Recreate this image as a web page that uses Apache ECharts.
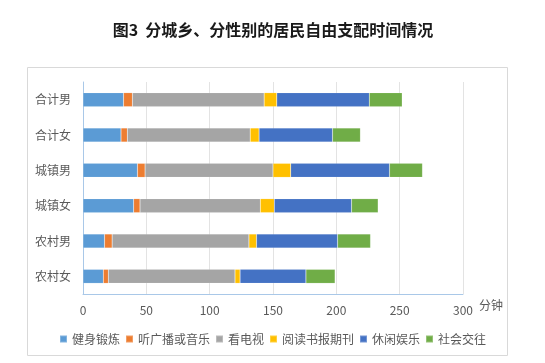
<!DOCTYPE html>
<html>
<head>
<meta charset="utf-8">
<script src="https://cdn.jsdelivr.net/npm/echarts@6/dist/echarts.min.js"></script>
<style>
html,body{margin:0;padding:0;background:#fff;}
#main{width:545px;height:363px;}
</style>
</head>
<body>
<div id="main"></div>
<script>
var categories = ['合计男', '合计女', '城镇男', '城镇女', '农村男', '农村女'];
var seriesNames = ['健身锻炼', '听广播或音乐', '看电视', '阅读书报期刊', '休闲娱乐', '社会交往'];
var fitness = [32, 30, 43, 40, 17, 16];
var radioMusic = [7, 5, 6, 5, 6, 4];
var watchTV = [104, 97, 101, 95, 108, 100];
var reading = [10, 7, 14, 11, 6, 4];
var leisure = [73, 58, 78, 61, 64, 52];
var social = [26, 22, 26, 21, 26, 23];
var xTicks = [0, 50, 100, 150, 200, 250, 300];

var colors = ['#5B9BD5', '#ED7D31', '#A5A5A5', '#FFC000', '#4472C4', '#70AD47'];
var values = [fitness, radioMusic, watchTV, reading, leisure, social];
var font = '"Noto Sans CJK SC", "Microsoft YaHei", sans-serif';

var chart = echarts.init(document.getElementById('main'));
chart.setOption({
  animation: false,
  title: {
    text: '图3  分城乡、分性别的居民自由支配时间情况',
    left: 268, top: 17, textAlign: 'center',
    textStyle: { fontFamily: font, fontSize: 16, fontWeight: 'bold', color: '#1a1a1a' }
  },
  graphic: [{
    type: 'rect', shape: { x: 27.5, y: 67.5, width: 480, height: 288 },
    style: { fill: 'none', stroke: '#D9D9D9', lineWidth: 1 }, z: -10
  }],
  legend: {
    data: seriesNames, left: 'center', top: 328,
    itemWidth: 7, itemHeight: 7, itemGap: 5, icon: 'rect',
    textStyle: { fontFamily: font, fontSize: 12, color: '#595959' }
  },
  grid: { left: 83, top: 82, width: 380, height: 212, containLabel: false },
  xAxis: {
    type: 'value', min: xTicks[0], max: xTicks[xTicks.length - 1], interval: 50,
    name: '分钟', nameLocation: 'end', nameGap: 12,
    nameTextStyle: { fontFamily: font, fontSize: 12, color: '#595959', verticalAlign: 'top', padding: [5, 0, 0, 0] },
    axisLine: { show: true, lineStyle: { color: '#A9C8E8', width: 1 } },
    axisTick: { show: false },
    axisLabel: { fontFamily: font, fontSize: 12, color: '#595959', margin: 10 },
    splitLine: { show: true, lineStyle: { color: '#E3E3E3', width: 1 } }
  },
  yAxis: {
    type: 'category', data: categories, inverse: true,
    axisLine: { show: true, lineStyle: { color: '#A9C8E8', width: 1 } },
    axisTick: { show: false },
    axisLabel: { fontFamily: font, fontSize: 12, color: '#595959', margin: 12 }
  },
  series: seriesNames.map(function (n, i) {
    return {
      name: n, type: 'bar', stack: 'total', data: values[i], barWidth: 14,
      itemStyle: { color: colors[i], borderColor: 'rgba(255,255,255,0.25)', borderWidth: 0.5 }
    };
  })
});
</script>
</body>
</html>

━━━━

| Aim |
Pictures excluded, repeat exactly the lines from the top of the material through the line with "var xTicks = [0, 50, 100, 150, 200, 250, 300];", including both of those lines.

| Completed task |
Recreate this image as a web page that uses Apache ECharts.
<!DOCTYPE html>
<html>
<head>
<meta charset="utf-8">
<script src="https://cdn.jsdelivr.net/npm/echarts@6/dist/echarts.min.js"></script>
<style>
html,body{margin:0;padding:0;background:#fff;}
#main{width:545px;height:363px;}
</style>
</head>
<body>
<div id="main"></div>
<script>
var categories = ['合计男', '合计女', '城镇男', '城镇女', '农村男', '农村女'];
var seriesNames = ['健身锻炼', '听广播或音乐', '看电视', '阅读书报期刊', '休闲娱乐', '社会交往'];
var fitness = [32, 30, 43, 40, 17, 16];
var radioMusic = [7, 5, 6, 5, 6, 4];
var watchTV = [104, 97, 101, 95, 108, 100];
var reading = [10, 7, 14, 11, 6, 4];
var leisure = [73, 58, 78, 61, 64, 52];
var social = [26, 22, 26, 21, 26, 23];
var xTicks = [0, 50, 100, 150, 200, 250, 300];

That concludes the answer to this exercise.